# Old Forester Questions



## wooddamon1 (Jan 28, 2015)

Hello all,

  I was gifted an old Forester stove and plan on eventually installing it in my hunting shack after I restore it. I'm wondering if I need to add a damper. I plan on running the 6" pipe straight up through the ceiling/roof. I have no experience with wood stoves, but my brother in law does. I have pics on PB, but I can't seem to find which link to use on this forum. I'm sure I'll be asking more about the install, etc. as I get nearer to setting it up but was wondering if anyone has experience with this brand. I'll get some pics up after work today so you can check it out.

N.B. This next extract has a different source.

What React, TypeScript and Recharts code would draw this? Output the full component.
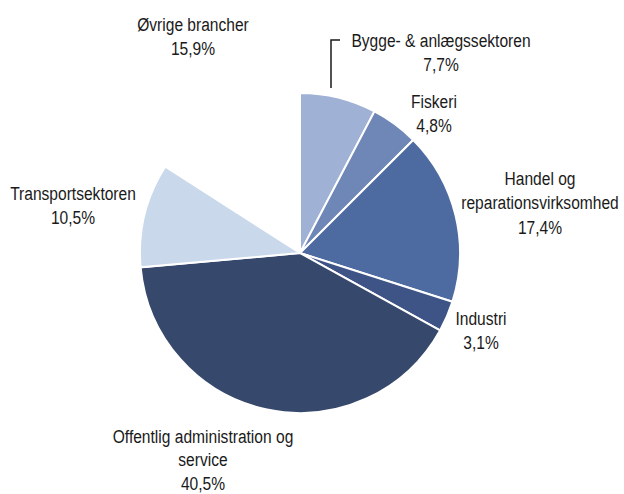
import React from 'react';
import { PieChart, Pie, Cell } from 'recharts';

// sectors, clockwise from 12 o'clock
const sectors = [
  'Bygge- & anlægssektoren',
  'Fiskeri',
  'Handel og reparationsvirksomhed',
  'Industri',
  'Offentlig administration og service',
  'Transportsektoren',
  'Øvrige brancher',
];
const shares = [7.7, 4.8, 17.4, 3.1, 40.5, 10.5, 15.9];
const percentLabels = ['7,7%', '4,8%', '17,4%', '3,1%', '40,5%', '10,5%', '15,9%'];
const labelLines = [
  ['Bygge- & anlægssektoren'],
  ['Fiskeri'],
  ['Handel og', 'reparationsvirksomhed'],
  ['Industri'],
  ['Offentlig administration og', 'service'],
  ['Transportsektoren'],
  ['Øvrige brancher'],
];

const colors = ['#9fb1d4', '#6e87b7', '#4e6ba1', '#3f5486', '#36486b', '#c9d8eb', '#ffffff'];

// where each label block sits, relative to pie centre (x centre, y of first line)
const labelPos = [
  { dx: 141, dy: -213 },
  { dx: 134, dy: -152 },
  { dx: 240, dy: -75 },
  { dx: 181, dy: 65 },
  { dx: -97, dy: 183 },
  { dx: -227, dy: -60 },
  { dx: -107, dy: -229 },
];

const data = sectors.map((name, i) => ({ name, value: shares[i] }));

const FONT = '"Liberation Sans", Arial, sans-serif';

const renderLabel = (props: any) => {
  const { cx, cy, index } = props;
  const pos = labelPos[index];
  const lines = [...labelLines[index], percentLabels[index]];
  const x = cx + pos.dx;
  const y0 = cy + pos.dy;
  // bottom label is squeezed a bit so it stays inside the frame
  const step = index === 4 ? 23.5 : 24.5;
  return (
    <g key={`lbl-${index}`}>
      {index === 0 && (
        <polyline
          points={`${cx + 31},${cy - 165} ${cx + 31},${cy - 213} ${cx + 40},${cy - 213}`}
          fill="none"
          stroke="#1a1a1a"
          strokeWidth={1.5}
        />
      )}
      {/* narrow the face to mimic the condensed font of the original */}
      <text
        transform={`translate(${x},${y0}) scale(0.82,1)`}
        textAnchor="middle"
        fill="#1a1a1a"
        fontSize={19}
        fontFamily={FONT}
      >
        {lines.map((l, j) => (
          <tspan key={j} x={0} y={j * step} dominantBaseline="central">
            {l}
          </tspan>
        ))}
      </text>
    </g>
  );
};

export default function App() {
  return (
    <div style={{ position: 'absolute', left: 0, top: 0, background: '#fff' }}>
      <PieChart width={624} height={494} margin={{ top: 0, right: 0, bottom: 0, left: 0 }}>
        <Pie
          data={data}
          dataKey="value"
          nameKey="name"
          cx={300}
          cy={253}
          outerRadius={160}
          startAngle={90}
          endAngle={-270}
          stroke="#ffffff"
          strokeWidth={2}
          label={renderLabel}
          labelLine={false}
          isAnimationActive={false}
        >
          {data.map((d, i) => (
            <Cell key={d.name} fill={colors[i]} stroke={i === 6 ? 'none' : '#ffffff'} />
          ))}
        </Pie>
      </PieChart>
    </div>
  );
}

Very cool forum, I spent about 3 hours looking around when I found it and really enjoy the shared knowledge.  

Thanks in advance for any help!


----------



## pen (Jan 29, 2015)

In general, just as a word of warning, I keep two non-ul approved stoves at our cabin.  Last time we shopped for insurance it was a beast to find a place that would support us without installing UL approved units.

Not trying to discourage you, as the way the old stoves can chew through wood when needed is nice in a place that you might walk into that is extremely cold (whatever ambient temp is).

In all, a with the installation of a flue damper on a stove with an adequate chimney, to me, it's a matter of using it when needed and letting it alone if not.  

pen


----------



## coaly (Jan 30, 2015)

It's a Fisher copy, so most anything in the Fisher Forum pertains to your stove.
A flue damper is used to slow draft in a good drafting chimney, or becomes the only control when burning a double door stove with screen in place.
Depends on what kind of chimney you install. A damper installed in a good insulated 6 inch chimney will improve stove performance once you know how to use it.
This thread gives you an idea of the basics of operation. https://www.hearth.com/talk/threads/new-fisher-owner.137880/


----------



## wooddamon1 (Feb 1, 2015)

Thanks guys, appreciate the info. I'll check out the link. The shack is 12x12 with a 6' loft, but I plan to eventually add on a kitchen/bunk room. It'll be pretty fun learning, nothing like wood heat.


----------



## coaly (Feb 1, 2015)

That's not a 12 X 12 foot shack anymore. It's a 12 X 12 foot oven.


----------



## wooddamon1 (Feb 1, 2015)

Yikes! Trying pics... I may look for a smaller stove, but i really like this one for the flat top sections. Already cooked on it in some iron pans. Would keeping a smaller fire be a pain if it's getting too hot?


----------



## coaly (Feb 1, 2015)

That's all you can do. A smaller fire will not allow the chimney flue to be hot enough to stay clean and require frequent cleaning. It needs to stay above 250* internally all the way up to prevent condensing water vapor from combustion from wetting the flue, allowing smoke particles to stick. That will create rapid creosote formation. And make sure you have an air intake into such a small space.


----------



## wooddamon1 (Feb 1, 2015)

Thanks coaly, I plan to have plenty of ventilation. I'll definitely keep checking the flue as well. Planning on getting lots of good, seasoned wood for the first years supply.


----------